Task objective:
Exactly repeat the material, dropping only the pictures.

◆ ◆ ◆

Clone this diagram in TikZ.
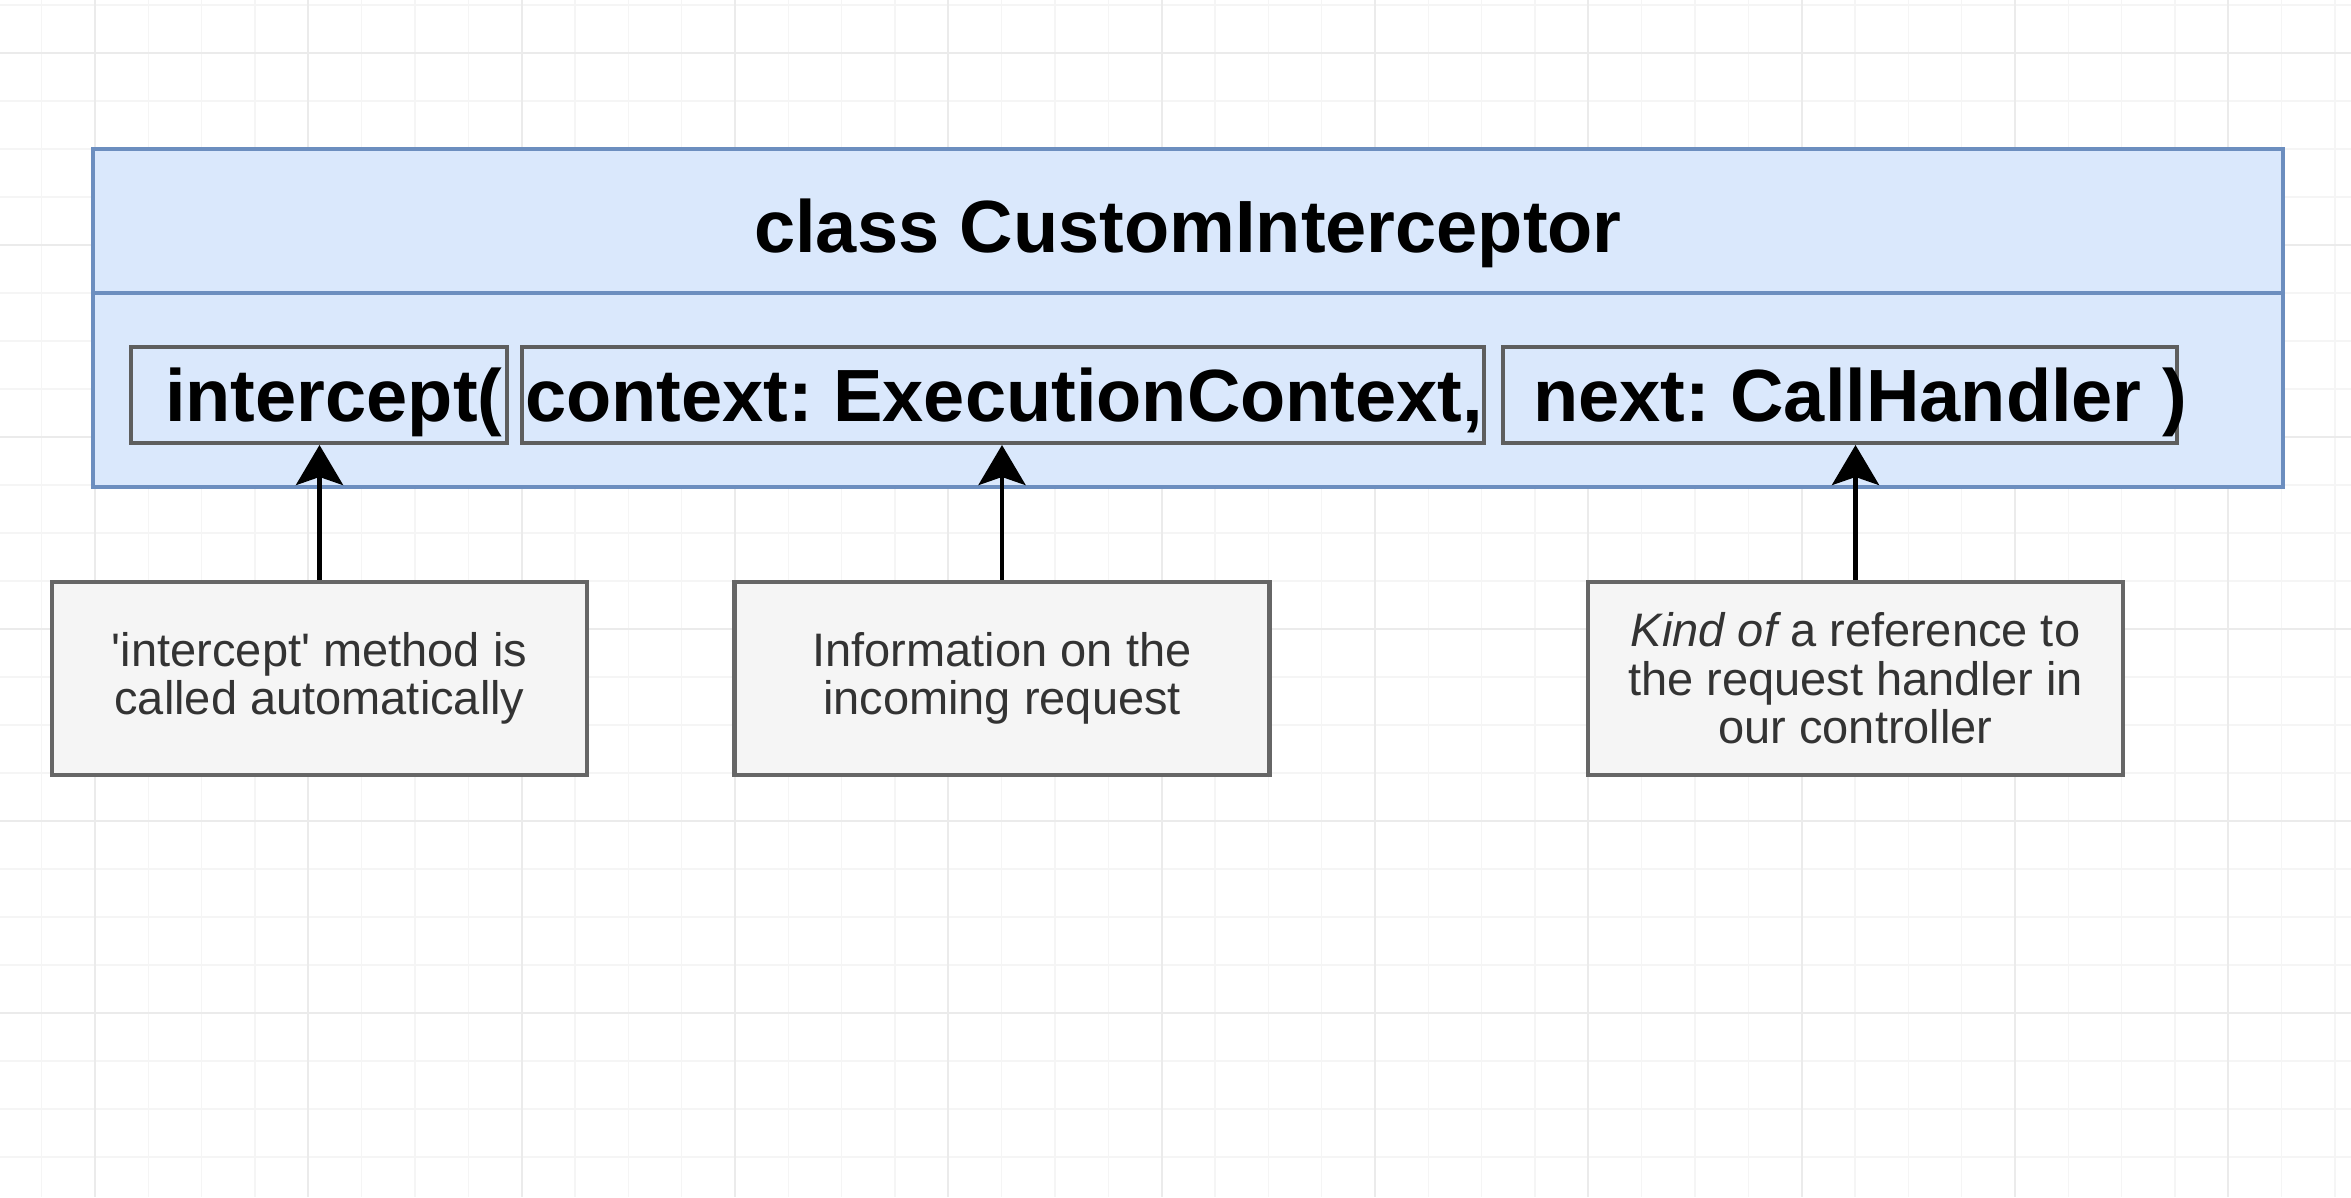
\documentclass[tikz,border=0pt]{standalone}
\usepackage{fontspec}
\usetikzlibrary{arrows.meta}
\newfontfamily\diagramfont{Liberation Sans}
\frenchspacing
\definecolor{classfill}{HTML}{DAE8FC}
\definecolor{classborder}{HTML}{6C8EBF}
\definecolor{paramborder}{HTML}{5E5E5E}
\definecolor{notefill}{HTML}{F5F5F5}
\definecolor{noteborder}{HTML}{666666}
\definecolor{notetext}{HTML}{333333}
\definecolor{gridminor}{HTML}{F5F5F5}
\definecolor{gridmajor}{HTML}{EBEBEB}

\tikzset{
    classpart/.style={draw=classborder, fill=classfill, line width=4.5pt, rectangle, inner sep=0pt, minimum width=2190pt},
    parambox/.style={draw=paramborder, line width=4pt, rectangle, inner sep=0pt, minimum height=96pt},
    paramtext/.style={font=\diagramfont\fontsize{74}{80}\selectfont\bfseries, anchor=base west, inner sep=0pt},
    notebox/.style={draw=noteborder, fill=notefill, line width=4.5pt, rectangle, inner sep=0pt,
        minimum width=535pt, minimum height=193pt, align=center, text=notetext,
        font=\diagramfont\fontsize{47}{48.5}\selectfont},
    pointer/.style={line width=4.5pt, -{Stealth[length=40pt, width=47pt, inset=8pt]}}
}

\begin{document}
\begin{tikzpicture}[x=1pt, y=-1pt]

% Canvas & grid
\useasboundingbox (0,0) rectangle (2351,1197);
\fill[white] (0,0) rectangle (2351,1197);
\foreach \i in {0,...,43}
    \draw[gridminor, line width=1.5pt] ({41.67+53.333*\i},0) -- ++(0,1197);
\foreach \j in {0,...,24}
    \draw[gridminor, line width=1.5pt] (0,{5+48*\j}) -- ++(2351,0);
\foreach \i in {0,...,10}
    \draw[gridmajor, line width=2pt] ({95+213.333*\i},0) -- ++(0,1197);
\foreach \j in {0,...,5}
    \draw[gridmajor, line width=2pt] (0,{53+192*\j}) -- ++(2351,0);

% Class box
\node[classpart, minimum height=144pt] (header) at (1188,221) {};
\node[classpart, minimum height=194pt] (body) at (1188,390) {};
\node[font=\diagramfont\fontsize{74}{80}\selectfont\bfseries, anchor=base, inner sep=0pt] (title) at (1188,252) {class CustomInterceptor};

% Signature parts
\node[parambox, minimum width=376pt] (interceptbox) at (319,395) {};
\node[parambox, minimum width=962pt] (contextbox) at (1003,395) {};
\node[parambox, minimum width=674pt] (nextbox) at (1840,395) {};
\node[paramtext] (intercepttxt) at (165,421) {intercept(};
\node[paramtext] (contexttxt) at (525,421) {context: ExecutionContext,};
\node[paramtext] (nexttxt) at (1533,421) {next: CallHandler )};

% Notes
\node[notebox] (callnote) at (319.5,678.5) {'intercept' method is\\called automatically};
\node[notebox] (requestnote) at (1002,678.5) {Information on the\\incoming request};
\node[notebox] (handlernote) at (1855.5,678.5) {{\itshape Kind of} a reference to\\the request handler in\\our controller};

% Pointers
\draw[pointer] (callnote.north) -- (callnote.north |- interceptbox.south);
\draw[pointer] (requestnote.north) -- (requestnote.north |- contextbox.south);
\draw[pointer] (handlernote.north) -- (handlernote.north |- nextbox.south);

\end{tikzpicture}
\end{document}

◆ ◆ ◆

Exercise output:
Clone this diagram in TikZ.
\documentclass[tikz,border=0pt]{standalone}
\usepackage{fontspec}
\usetikzlibrary{arrows.meta}
\newfontfamily\diagramfont{Liberation Sans}
\frenchspacing
\definecolor{classfill}{HTML}{DAE8FC}
\definecolor{classborder}{HTML}{6C8EBF}
\definecolor{paramborder}{HTML}{5E5E5E}
\definecolor{notefill}{HTML}{F5F5F5}
\definecolor{noteborder}{HTML}{666666}
\definecolor{notetext}{HTML}{333333}
\definecolor{gridminor}{HTML}{F5F5F5}
\definecolor{gridmajor}{HTML}{EBEBEB}

\tikzset{
    classpart/.style={draw=classborder, fill=classfill, line width=4.5pt, rectangle, inner sep=0pt, minimum width=2190pt},
    parambox/.style={draw=paramborder, line width=4pt, rectangle, inner sep=0pt, minimum height=96pt},
    paramtext/.style={font=\diagramfont\fontsize{74}{80}\selectfont\bfseries, anchor=base west, inner sep=0pt},
    notebox/.style={draw=noteborder, fill=notefill, line width=4.5pt, rectangle, inner sep=0pt,
        minimum width=535pt, minimum height=193pt, align=center, text=notetext,
        font=\diagramfont\fontsize{47}{48.5}\selectfont},
    pointer/.style={line width=4.5pt, -{Stealth[length=40pt, width=47pt, inset=8pt]}}
}

\begin{document}
\begin{tikzpicture}[x=1pt, y=-1pt]

% Canvas & grid
\useasboundingbox (0,0) rectangle (2351,1197);
\fill[white] (0,0) rectangle (2351,1197);
\foreach \i in {0,...,43}
    \draw[gridminor, line width=1.5pt] ({41.67+53.333*\i},0) -- ++(0,1197);
\foreach \j in {0,...,24}
    \draw[gridminor, line width=1.5pt] (0,{5+48*\j}) -- ++(2351,0);
\foreach \i in {0,...,10}
    \draw[gridmajor, line width=2pt] ({95+213.333*\i},0) -- ++(0,1197);
\foreach \j in {0,...,5}
    \draw[gridmajor, line width=2pt] (0,{53+192*\j}) -- ++(2351,0);

% Class box
\node[classpart, minimum height=144pt] (header) at (1188,221) {};
\node[classpart, minimum height=194pt] (body) at (1188,390) {};
\node[font=\diagramfont\fontsize{74}{80}\selectfont\bfseries, anchor=base, inner sep=0pt] (title) at (1188,252) {class CustomInterceptor};

% Signature parts
\node[parambox, minimum width=376pt] (interceptbox) at (319,395) {};
\node[parambox, minimum width=962pt] (contextbox) at (1003,395) {};
\node[parambox, minimum width=674pt] (nextbox) at (1840,395) {};
\node[paramtext] (intercepttxt) at (165,421) {intercept(};
\node[paramtext] (contexttxt) at (525,421) {context: ExecutionContext,};
\node[paramtext] (nexttxt) at (1533,421) {next: CallHandler )};

% Notes
\node[notebox] (callnote) at (319.5,678.5) {'intercept' method is\\called automatically};
\node[notebox] (requestnote) at (1002,678.5) {Information on the\\incoming request};
\node[notebox] (handlernote) at (1855.5,678.5) {{\itshape Kind of} a reference to\\the request handler in\\our controller};

% Pointers
\draw[pointer] (callnote.north) -- (callnote.north |- interceptbox.south);
\draw[pointer] (requestnote.north) -- (requestnote.north |- contextbox.south);
\draw[pointer] (handlernote.north) -- (handlernote.north |- nextbox.south);

\end{tikzpicture}
\end{document}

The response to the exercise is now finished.